Siam, which was named Thailand in 1939, is the only country in southeast Asia that has not been colonised. The kings were able to maintain its independence by giving up small peripheral parts.
The first democratic constitution was made in 1932, and the latest was passed in 1997. It is already debated whether it should be changed, because it leaves much power to the Prime Minister. The countries road to democracy has been pawed with military coups.
We were in Thailand during the campaign prior to the election for parliament, and we saw cars with posters and loudspeakers even in the smallest villages. Many people we spoke with expected that the reigning, somewhat populist party Thai Rak Thai led by the well-off businessman Thaksin Shinawatra would win the election. One of the party's promises was to fight corruption among officials. We have heard that it is common to settle for instance encounters with the police by offering a "donation".

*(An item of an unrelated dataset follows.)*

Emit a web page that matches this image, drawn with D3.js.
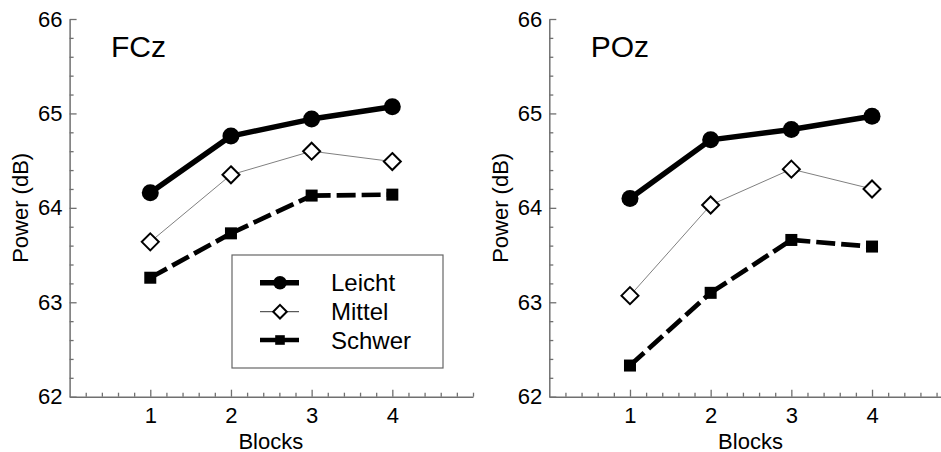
<!DOCTYPE html>
<html>
<head>
<meta charset="utf-8">
<script src="https://cdn.jsdelivr.net/npm/d3@7"></script>
<style>
  html, body { margin: 0; padding: 0; background: #fff; }
  svg { display: block; font-family: "Liberation Sans", Arial, sans-serif; }
</style>
</head>
<body>
<svg id="chart" width="941" height="452"></svg>
<script>
// ---- data ----
const blocks = [1, 2, 3, 4];
const seriesNames = ["Leicht", "Mittel", "Schwer"];
const fczLeicht = [64.16, 64.76, 64.94, 65.07];
const fczMittel = [63.64, 64.35, 64.60, 64.49];
const fczSchwer = [63.26, 63.73, 64.13, 64.14];
const pozLeicht = [64.10, 64.72, 64.83, 64.97];
const pozMittel = [63.07, 64.03, 64.41, 64.20];
const pozSchwer = [62.33, 63.10, 63.66, 63.59];
const yTicks = [62, 63, 64, 65, 66];
const xTicks = [1, 2, 3, 4];
const panelTitles = ["FCz", "POz"];
const xLabel = "Blocks";
const yLabel = "Power (dB)";

const panels = [
  { title: panelTitles[0], data: [fczLeicht, fczMittel, fczSchwer], x0: 69.6, legend: true },
  { title: panelTitles[1], data: [pozLeicht, pozMittel, pozSchwer], x0: 549.3, legend: false }
];

const svg = d3.select("#chart");
const yTop = 19, yBottom = 396.7, xWidth = 403.4;
const axisColor = "#707070";

const styles = {
  Leicht: { stroke: "#000", width: 5.5, dash: null },
  Mittel: { stroke: "#808080", width: 1, dash: null },
  Schwer: { stroke: "#000", width: 4.7, dash: "19,6" }
};

function drawMarker(g, name, cx, cy, s) {
  if (name === "Leicht") {
    g.append("circle").attr("cx", cx).attr("cy", cy).attr("r", 8.5 * s).attr("fill", "#000");
  } else if (name === "Mittel") {
    const h = 8.5 * s;
    g.append("path")
      .attr("d", `M${cx},${cy - h}L${cx + h},${cy}L${cx},${cy + h}L${cx - h},${cy}Z`)
      .attr("fill", "#fff").attr("stroke", "#000").attr("stroke-width", 2);
  } else {
    const a = 6 * s;
    g.append("rect").attr("x", cx - a).attr("y", cy - a).attr("width", 2 * a).attr("height", 2 * a).attr("fill", "#000");
  }
}

const minorY = d3.range(62, 66.001, 0.2).map(v => +v.toFixed(1)).filter(v => !yTicks.includes(v));
const minorX = d3.range(0.2, 5.001, 0.2).map(v => +v.toFixed(1)).filter(v => !xTicks.includes(v));

panels.forEach(p => {
  const x = d3.scaleLinear().domain([0, 5]).range([p.x0, p.x0 + xWidth]);
  const y = d3.scaleLinear().domain([62, 66]).range([yBottom, yTop]);
  const g = svg.append("g");

  // minor ticks
  const yMinor = g.append("g").attr("transform", `translate(${p.x0},0)`)
    .call(d3.axisLeft(y).tickValues(minorY).tickSize(-4).tickFormat(""));
  const xMinor = g.append("g").attr("transform", `translate(0,${yBottom})`)
    .call(d3.axisBottom(x).tickValues(minorX).tickSize(-4).tickFormat(""));
  [yMinor, xMinor].forEach(a => { a.select(".domain").remove(); a.selectAll("line").attr("stroke", axisColor).attr("stroke-width", 1.3); });

  // major axes
  const yAx = g.append("g").attr("transform", `translate(${p.x0},0)`)
    .call(d3.axisLeft(y).tickValues(yTicks).tickSize(-7).tickSizeOuter(0).tickPadding(7).tickFormat(d3.format("d")));
  const xAx = g.append("g").attr("transform", `translate(0,${yBottom})`)
    .call(d3.axisBottom(x).tickValues(xTicks).tickSize(-7).tickSizeOuter(0).tickPadding(11).tickFormat(d3.format("d")));
  [yAx, xAx].forEach(a => {
    a.select(".domain").attr("stroke", axisColor).attr("stroke-width", 1.5);
    a.selectAll(".tick line").attr("stroke", axisColor).attr("stroke-width", 1.3);
    a.selectAll("text").attr("font-size", 22).attr("fill", "#000").attr("font-family", "Liberation Sans, Arial, sans-serif");
  });

  // axis titles
  g.append("text").attr("x", (x.range()[0] + x.range()[1]) / 2 - 0.5).attr("y", 448.5)
    .attr("text-anchor", "middle").attr("font-size", 22).text(xLabel);
  g.append("text").attr("transform", `translate(${p.x0 - 41.6},${(yTop + yBottom) / 2}) rotate(-90)`)
    .attr("text-anchor", "middle").attr("font-size", 22).text(yLabel);

  // panel title
  g.append("text").attr("x", p.x0 + 41.4).attr("y", 57).attr("font-size", 30).text(p.title);

  // series: each segment drawn separately so dashes restart at every point
  seriesNames.forEach((name, i) => {
    const vals = p.data[i];
    const st = styles[name];
    const pts = vals.map((v, j) => [x(blocks[j]), y(v)]);
    const segs = d3.pairs(pts);
    const line = d3.line();
    g.append("g").selectAll("path").data(segs).join("path")
      .attr("d", d => line(d))
      .attr("fill", "none").attr("stroke", st.stroke).attr("stroke-width", st.width)
      .attr("stroke-dasharray", st.dash).attr("stroke-linecap", st.dash ? "butt" : "round");
  });
  seriesNames.forEach((name, i) => {
    const mg = g.append("g");
    p.data[i].forEach((v, j) => drawMarker(mg, name, x(blocks[j]), y(v), 1));
  });

  // legend
  if (p.legend) {
    const lg = g.append("g");
    lg.append("rect").attr("x", 232).attr("y", 255).attr("width", 211).attr("height", 113)
      .attr("fill", "#fff").attr("stroke", "#666").attr("stroke-width", 1.2);
    const rows = [282.7, 311.7, 340];
    seriesNames.forEach((name, i) => {
      lg.append("line").attr("x1", 260).attr("x2", 299).attr("y1", rows[i]).attr("y2", rows[i])
        .attr("stroke", name === "Mittel" ? "#333" : "#000")
        .attr("stroke-width", name === "Leicht" ? 5.5 : (name === "Schwer" ? 4.7 : 1));
      drawMarker(lg, name, 280, rows[i], 0.8);
      lg.append("text").attr("x", 331).attr("y", rows[i]).attr("dy", "0.36em")
        .attr("font-size", 24).text(name);
    });
  }
});
</script>
</body>
</html>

The royal family is highly respected, and it seems to have a political voice. You see portraits of the family everywhere, and related to the King's birthday on December 5th, we met several processions in northern Thailand of local schoolchildren, organisations, policemen and soldiers. The Monarch is a practising Buddhist and at the same time "upholder of all religions".
Falling in love in Thailand
While travelling in Turkey we spoke with modern jet-nomads, who spend their summers in Turkey and their winters in Thailand. While travelling in Thailand we have likewise met many westerners, who have fallen helplessly in love.
Men sometimes combine their love of the country with a relationship to a Thai-woman, while the opposite combination is rare. Some relationships seem equal, while in others the woman's love is obviously for sale. It is also quite common for gay foreign men to have an affair with a Thai man.
Mads has several times been approached by young Thai women, who asked: "Have you got a girlfriend?" They wanted a romantic adventure with a foreigner, and found it disappointing, that he already had a girlfriend in Denmark.
We have met retired Danes, who spend some months during the winter in northern Thailand: "It makes my pension go further; and where can life be better?" We have met representatives of international firms, who hoped to have their contracts prolonged. During a holiday on the island Hanne's brother fell in love with the beautiful bay on Ko Lanta, where he now owns part of a resort.
Thailand seems to be a tropical paradise, but a German businessman with years of experience said: "It also gets to be weekday here." The westerners we have talked with, who have settled in Thailand, have learnt that dialogue across cultures can be challenging. They meet bureaucratic barriers. Solid work when the job has been defined but little tradition of taking initiative. And difficulties in understanding, when an agreement has been reached. One person said: "You never know, if "yes" means "yes", "maybe" or "no", because Thais don't say "no" directly.
But to many "farang" the first fascination becomes a lasting love of the pleasant country, its beautiful culture and smiling people. - We find that quite easy to understand.